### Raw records

......

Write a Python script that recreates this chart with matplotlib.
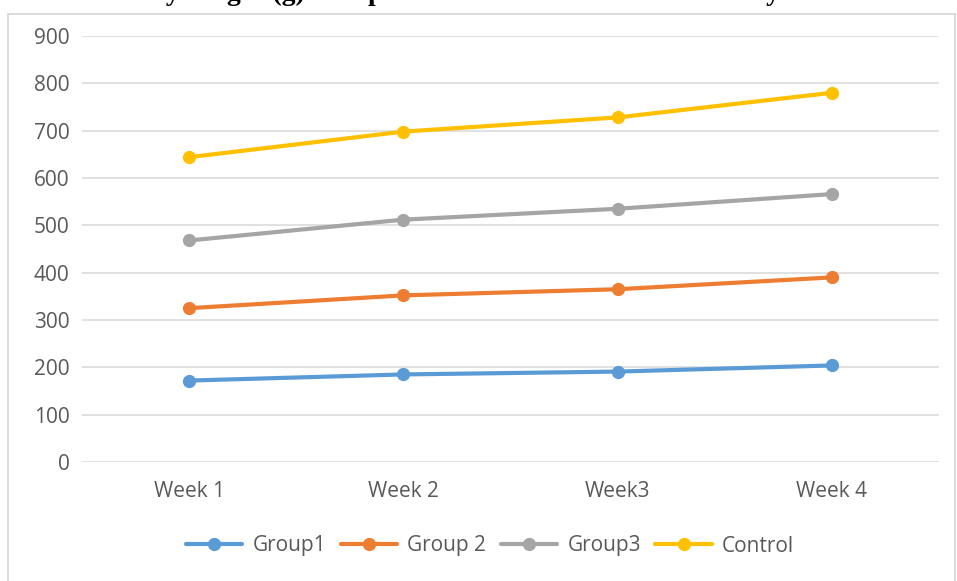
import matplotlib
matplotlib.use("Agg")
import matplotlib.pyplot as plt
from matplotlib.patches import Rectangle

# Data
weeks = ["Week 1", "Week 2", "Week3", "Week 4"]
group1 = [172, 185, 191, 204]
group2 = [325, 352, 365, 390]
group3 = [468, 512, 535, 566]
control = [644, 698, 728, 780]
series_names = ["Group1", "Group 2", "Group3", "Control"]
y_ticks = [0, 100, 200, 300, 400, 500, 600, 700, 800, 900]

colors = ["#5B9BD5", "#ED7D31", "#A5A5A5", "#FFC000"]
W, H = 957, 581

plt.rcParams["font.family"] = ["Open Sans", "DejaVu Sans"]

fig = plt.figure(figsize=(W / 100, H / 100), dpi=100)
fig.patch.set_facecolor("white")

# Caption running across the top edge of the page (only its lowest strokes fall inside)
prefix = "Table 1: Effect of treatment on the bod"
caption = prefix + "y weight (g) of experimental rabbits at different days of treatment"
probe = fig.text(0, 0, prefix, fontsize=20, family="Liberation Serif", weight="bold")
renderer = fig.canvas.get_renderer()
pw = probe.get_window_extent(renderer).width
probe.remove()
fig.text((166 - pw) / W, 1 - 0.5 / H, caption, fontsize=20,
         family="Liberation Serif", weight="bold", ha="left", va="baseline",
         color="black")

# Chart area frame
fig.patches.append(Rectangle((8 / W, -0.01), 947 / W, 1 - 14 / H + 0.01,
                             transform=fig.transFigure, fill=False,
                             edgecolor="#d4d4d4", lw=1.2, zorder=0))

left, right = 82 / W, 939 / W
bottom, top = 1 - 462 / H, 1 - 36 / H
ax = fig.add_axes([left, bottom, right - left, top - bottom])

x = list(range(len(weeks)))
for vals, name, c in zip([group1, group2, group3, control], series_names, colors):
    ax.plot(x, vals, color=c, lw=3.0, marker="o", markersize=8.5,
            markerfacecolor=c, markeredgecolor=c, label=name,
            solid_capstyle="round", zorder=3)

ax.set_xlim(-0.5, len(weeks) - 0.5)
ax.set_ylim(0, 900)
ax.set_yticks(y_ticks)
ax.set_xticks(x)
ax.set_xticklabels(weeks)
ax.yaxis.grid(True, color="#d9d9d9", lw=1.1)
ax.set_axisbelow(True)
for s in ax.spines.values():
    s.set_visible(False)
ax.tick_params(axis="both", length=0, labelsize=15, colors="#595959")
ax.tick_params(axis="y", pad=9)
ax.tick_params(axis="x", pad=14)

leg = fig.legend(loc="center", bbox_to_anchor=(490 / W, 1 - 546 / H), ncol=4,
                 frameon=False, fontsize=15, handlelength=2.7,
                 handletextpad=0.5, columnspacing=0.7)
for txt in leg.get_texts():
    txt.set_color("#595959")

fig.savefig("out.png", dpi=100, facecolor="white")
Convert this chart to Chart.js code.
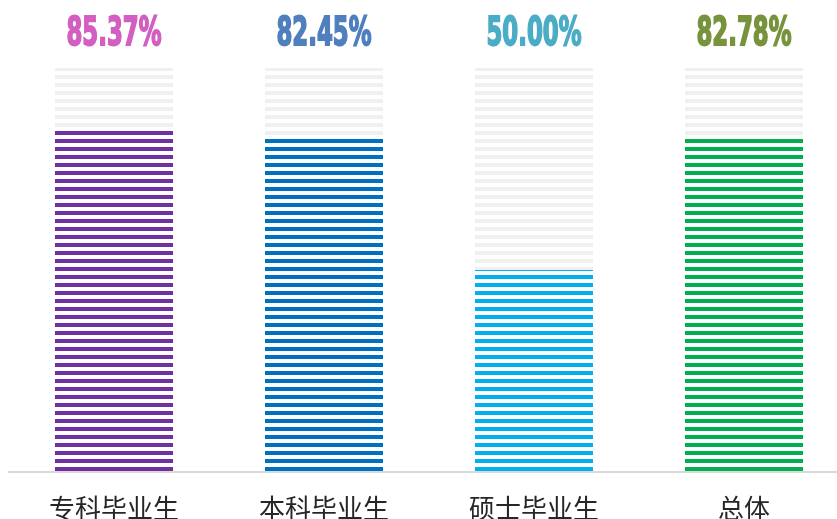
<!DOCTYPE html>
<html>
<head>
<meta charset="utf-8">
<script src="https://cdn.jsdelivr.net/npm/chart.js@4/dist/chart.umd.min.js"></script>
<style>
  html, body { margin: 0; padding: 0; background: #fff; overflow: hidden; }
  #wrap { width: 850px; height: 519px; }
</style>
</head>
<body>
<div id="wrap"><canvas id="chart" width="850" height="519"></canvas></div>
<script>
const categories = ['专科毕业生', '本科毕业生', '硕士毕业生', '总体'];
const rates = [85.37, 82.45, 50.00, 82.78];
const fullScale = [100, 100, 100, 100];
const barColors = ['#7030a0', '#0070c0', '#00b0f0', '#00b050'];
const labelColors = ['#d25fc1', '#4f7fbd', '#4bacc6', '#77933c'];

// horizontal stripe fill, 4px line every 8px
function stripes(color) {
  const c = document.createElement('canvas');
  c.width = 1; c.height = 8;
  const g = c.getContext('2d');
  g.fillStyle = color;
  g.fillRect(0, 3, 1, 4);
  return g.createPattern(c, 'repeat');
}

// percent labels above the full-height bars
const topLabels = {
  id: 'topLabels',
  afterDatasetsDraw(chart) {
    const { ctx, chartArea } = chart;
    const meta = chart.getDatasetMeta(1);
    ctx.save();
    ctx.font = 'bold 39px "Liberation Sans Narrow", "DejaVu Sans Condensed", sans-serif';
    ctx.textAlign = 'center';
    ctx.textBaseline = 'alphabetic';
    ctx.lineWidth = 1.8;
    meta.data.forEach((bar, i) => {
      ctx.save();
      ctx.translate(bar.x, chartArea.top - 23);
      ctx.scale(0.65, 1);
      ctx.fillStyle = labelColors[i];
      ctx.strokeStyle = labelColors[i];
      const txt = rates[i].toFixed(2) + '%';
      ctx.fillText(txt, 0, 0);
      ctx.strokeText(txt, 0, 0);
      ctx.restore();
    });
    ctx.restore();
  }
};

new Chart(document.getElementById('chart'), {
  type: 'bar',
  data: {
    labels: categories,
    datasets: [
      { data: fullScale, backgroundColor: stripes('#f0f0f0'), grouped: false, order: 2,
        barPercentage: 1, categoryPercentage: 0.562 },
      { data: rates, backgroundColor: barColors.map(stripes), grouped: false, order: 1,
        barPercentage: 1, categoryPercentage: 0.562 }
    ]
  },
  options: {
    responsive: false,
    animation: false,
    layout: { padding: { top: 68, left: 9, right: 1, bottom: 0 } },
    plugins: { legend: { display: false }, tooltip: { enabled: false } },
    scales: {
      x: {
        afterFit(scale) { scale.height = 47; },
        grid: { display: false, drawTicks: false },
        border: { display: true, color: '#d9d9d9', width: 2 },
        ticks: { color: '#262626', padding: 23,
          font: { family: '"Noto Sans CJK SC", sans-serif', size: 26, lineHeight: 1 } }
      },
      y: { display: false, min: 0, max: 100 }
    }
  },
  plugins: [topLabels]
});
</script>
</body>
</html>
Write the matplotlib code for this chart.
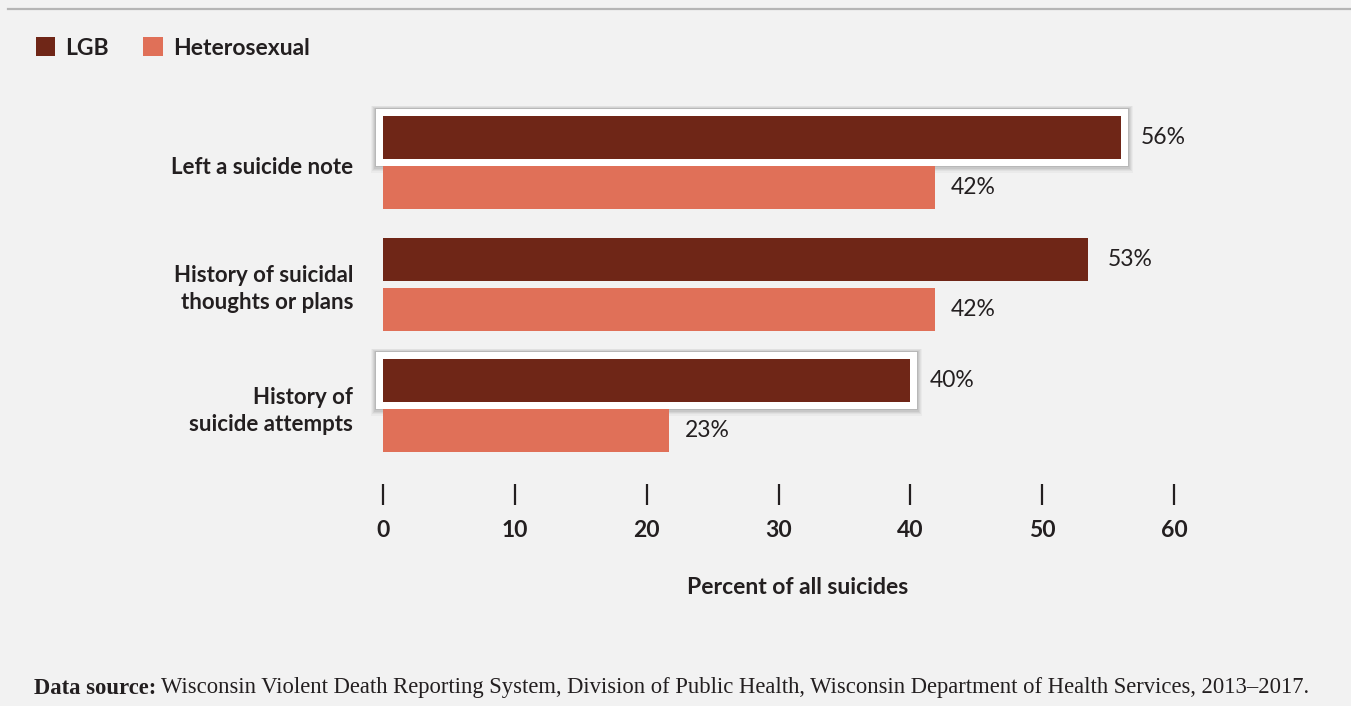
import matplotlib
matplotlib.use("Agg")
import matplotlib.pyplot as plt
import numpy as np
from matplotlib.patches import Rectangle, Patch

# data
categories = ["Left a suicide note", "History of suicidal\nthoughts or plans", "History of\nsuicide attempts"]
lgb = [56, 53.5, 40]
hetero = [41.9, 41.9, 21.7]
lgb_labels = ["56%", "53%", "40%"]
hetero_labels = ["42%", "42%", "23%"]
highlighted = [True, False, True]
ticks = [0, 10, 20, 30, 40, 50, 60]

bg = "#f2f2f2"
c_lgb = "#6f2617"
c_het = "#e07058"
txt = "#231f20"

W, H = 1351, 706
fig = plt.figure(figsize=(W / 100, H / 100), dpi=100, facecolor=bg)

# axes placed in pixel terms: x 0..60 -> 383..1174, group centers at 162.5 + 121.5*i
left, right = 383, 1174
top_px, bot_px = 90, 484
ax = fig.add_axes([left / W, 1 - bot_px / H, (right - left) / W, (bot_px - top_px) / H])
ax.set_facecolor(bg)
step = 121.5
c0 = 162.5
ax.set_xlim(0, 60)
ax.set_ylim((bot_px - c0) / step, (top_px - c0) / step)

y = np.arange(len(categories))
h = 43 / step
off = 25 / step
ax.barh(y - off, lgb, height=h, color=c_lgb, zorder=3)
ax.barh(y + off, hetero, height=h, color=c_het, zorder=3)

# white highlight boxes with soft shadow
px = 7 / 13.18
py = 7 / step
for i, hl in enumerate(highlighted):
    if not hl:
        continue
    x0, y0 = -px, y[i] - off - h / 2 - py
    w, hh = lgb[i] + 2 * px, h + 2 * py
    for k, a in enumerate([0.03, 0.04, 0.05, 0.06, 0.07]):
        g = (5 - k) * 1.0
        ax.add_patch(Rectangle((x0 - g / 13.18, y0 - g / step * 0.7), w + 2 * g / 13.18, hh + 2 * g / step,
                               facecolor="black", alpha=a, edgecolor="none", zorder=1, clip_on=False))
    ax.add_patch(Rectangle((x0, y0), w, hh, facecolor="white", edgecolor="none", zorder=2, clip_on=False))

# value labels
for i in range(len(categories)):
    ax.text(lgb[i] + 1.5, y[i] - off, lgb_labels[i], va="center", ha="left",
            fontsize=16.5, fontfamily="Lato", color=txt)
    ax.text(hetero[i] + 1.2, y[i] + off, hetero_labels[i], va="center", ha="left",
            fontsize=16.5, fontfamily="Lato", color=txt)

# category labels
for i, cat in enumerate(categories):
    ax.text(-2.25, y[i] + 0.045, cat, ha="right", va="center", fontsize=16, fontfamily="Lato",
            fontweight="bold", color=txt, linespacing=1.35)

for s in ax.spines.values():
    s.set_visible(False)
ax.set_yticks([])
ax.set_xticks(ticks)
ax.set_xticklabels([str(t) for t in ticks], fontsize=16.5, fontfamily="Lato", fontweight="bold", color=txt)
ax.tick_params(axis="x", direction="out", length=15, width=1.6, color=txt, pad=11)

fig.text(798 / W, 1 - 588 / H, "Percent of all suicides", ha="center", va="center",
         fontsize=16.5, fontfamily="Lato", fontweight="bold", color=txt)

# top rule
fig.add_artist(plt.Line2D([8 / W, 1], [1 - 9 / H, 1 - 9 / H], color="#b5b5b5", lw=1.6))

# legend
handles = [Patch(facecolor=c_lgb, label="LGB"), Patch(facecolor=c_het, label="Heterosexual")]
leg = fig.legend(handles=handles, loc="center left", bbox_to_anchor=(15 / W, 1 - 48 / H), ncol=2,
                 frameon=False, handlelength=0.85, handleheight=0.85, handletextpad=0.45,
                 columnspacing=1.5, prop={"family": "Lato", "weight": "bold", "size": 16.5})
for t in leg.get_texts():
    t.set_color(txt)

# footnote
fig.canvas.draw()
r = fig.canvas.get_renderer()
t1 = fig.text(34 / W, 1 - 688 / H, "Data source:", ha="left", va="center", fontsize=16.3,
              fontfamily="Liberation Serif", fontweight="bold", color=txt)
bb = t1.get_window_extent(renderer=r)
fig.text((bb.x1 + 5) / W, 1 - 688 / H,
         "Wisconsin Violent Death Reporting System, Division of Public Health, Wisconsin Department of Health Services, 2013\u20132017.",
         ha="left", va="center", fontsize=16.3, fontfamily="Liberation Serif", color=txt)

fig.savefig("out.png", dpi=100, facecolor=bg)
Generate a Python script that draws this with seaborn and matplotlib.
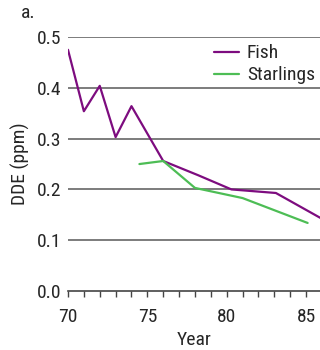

......

### PROBLEM DETAILS
Keep to the lines between the line with "Write the matplotlib code for this chart." and the line with "ax.barh(y + off, hetero, height=h, color=c_het, zorder=3)", inclusive, and transcribe them without pictures.

### ANSWER IN FULL
Write the matplotlib code for this chart.
import matplotlib
matplotlib.use("Agg")
import matplotlib.pyplot as plt
import numpy as np
from matplotlib.patches import Rectangle, Patch

# data
categories = ["Left a suicide note", "History of suicidal\nthoughts or plans", "History of\nsuicide attempts"]
lgb = [56, 53.5, 40]
hetero = [41.9, 41.9, 21.7]
lgb_labels = ["56%", "53%", "40%"]
hetero_labels = ["42%", "42%", "23%"]
highlighted = [True, False, True]
ticks = [0, 10, 20, 30, 40, 50, 60]

bg = "#f2f2f2"
c_lgb = "#6f2617"
c_het = "#e07058"
txt = "#231f20"

W, H = 1351, 706
fig = plt.figure(figsize=(W / 100, H / 100), dpi=100, facecolor=bg)

# axes placed in pixel terms: x 0..60 -> 383..1174, group centers at 162.5 + 121.5*i
left, right = 383, 1174
top_px, bot_px = 90, 484
ax = fig.add_axes([left / W, 1 - bot_px / H, (right - left) / W, (bot_px - top_px) / H])
ax.set_facecolor(bg)
step = 121.5
c0 = 162.5
ax.set_xlim(0, 60)
ax.set_ylim((bot_px - c0) / step, (top_px - c0) / step)

y = np.arange(len(categories))
h = 43 / step
off = 25 / step
ax.barh(y - off, lgb, height=h, color=c_lgb, zorder=3)
ax.barh(y + off, hetero, height=h, color=c_het, zorder=3)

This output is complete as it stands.